▼
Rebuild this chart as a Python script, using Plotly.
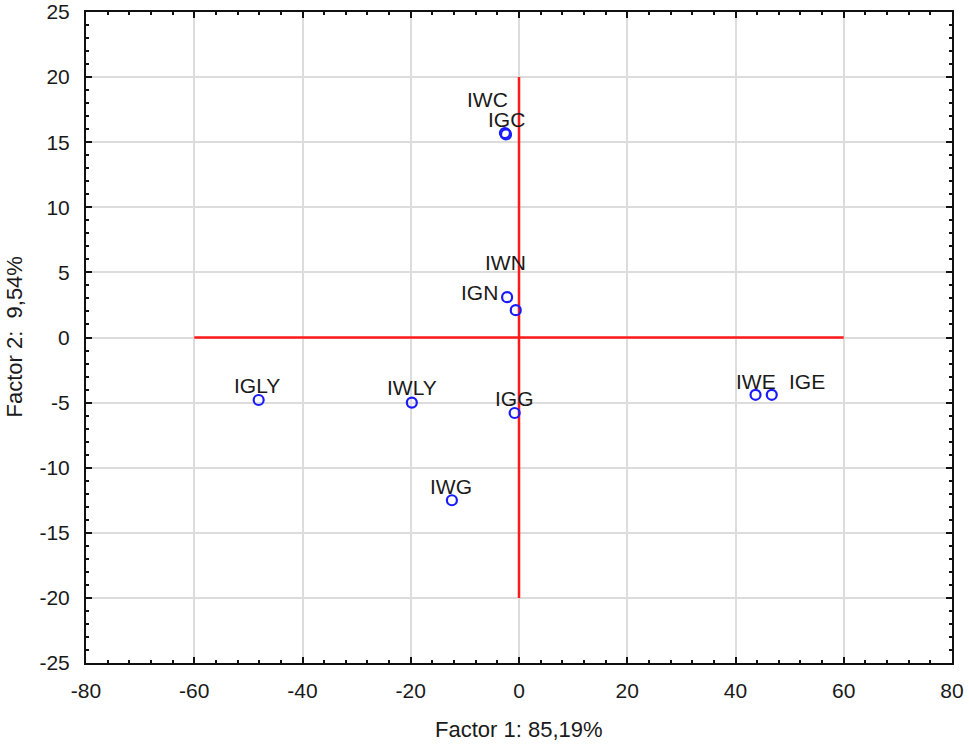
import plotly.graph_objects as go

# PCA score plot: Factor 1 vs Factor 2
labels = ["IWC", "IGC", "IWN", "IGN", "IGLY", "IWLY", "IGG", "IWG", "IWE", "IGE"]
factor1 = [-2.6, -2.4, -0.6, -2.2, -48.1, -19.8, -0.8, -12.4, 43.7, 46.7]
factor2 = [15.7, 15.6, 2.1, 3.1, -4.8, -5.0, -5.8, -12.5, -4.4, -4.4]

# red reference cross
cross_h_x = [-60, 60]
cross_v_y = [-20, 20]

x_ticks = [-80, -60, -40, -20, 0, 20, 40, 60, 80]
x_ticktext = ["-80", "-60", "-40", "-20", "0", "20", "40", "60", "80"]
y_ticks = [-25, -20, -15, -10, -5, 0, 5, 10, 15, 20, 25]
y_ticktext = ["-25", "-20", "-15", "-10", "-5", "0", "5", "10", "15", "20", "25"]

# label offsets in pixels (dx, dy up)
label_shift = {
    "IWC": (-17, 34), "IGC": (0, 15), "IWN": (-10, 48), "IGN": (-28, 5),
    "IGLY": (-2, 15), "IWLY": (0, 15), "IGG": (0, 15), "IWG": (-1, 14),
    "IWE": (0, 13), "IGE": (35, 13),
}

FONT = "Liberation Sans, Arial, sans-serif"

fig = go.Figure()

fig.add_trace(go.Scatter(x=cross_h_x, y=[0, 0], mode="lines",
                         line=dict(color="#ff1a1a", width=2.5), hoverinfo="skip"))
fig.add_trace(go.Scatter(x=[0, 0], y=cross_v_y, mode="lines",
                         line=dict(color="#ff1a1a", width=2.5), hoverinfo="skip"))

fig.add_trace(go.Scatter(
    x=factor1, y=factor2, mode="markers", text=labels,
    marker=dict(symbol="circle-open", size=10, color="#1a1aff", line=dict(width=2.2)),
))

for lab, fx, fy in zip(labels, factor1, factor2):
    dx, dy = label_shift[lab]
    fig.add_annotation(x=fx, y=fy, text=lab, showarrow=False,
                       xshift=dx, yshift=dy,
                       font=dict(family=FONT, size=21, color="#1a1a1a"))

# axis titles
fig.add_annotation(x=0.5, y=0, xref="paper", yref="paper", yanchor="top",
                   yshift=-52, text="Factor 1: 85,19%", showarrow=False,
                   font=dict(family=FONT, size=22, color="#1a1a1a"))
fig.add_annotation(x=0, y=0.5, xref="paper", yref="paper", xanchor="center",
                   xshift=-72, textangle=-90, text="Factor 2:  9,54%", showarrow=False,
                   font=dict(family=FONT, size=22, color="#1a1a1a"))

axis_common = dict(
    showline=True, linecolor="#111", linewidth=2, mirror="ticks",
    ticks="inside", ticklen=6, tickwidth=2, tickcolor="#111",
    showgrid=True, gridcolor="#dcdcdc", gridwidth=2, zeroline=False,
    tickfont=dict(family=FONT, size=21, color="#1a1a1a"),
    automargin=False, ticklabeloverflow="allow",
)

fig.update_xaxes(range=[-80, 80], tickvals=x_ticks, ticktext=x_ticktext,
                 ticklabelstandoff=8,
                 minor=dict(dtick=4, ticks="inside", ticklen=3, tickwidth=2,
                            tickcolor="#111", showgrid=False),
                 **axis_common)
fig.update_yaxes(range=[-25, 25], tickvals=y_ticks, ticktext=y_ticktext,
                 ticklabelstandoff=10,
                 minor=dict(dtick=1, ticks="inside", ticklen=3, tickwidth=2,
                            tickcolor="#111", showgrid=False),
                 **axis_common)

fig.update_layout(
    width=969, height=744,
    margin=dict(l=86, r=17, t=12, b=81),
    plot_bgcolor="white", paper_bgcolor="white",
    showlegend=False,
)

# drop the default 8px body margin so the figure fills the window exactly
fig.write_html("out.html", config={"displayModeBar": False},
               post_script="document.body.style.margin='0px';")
▲
_What is being asked_: Starting with the first line of the data above and ending with the line containing "cross_v_y = [-20, 20]", please restate every line exactly, leaving images out.

_Exercise answer_:
Rebuild this chart as a Python script, using Plotly.
import plotly.graph_objects as go

# PCA score plot: Factor 1 vs Factor 2
labels = ["IWC", "IGC", "IWN", "IGN", "IGLY", "IWLY", "IGG", "IWG", "IWE", "IGE"]
factor1 = [-2.6, -2.4, -0.6, -2.2, -48.1, -19.8, -0.8, -12.4, 43.7, 46.7]
factor2 = [15.7, 15.6, 2.1, 3.1, -4.8, -5.0, -5.8, -12.5, -4.4, -4.4]

# red reference cross
cross_h_x = [-60, 60]
cross_v_y = [-20, 20]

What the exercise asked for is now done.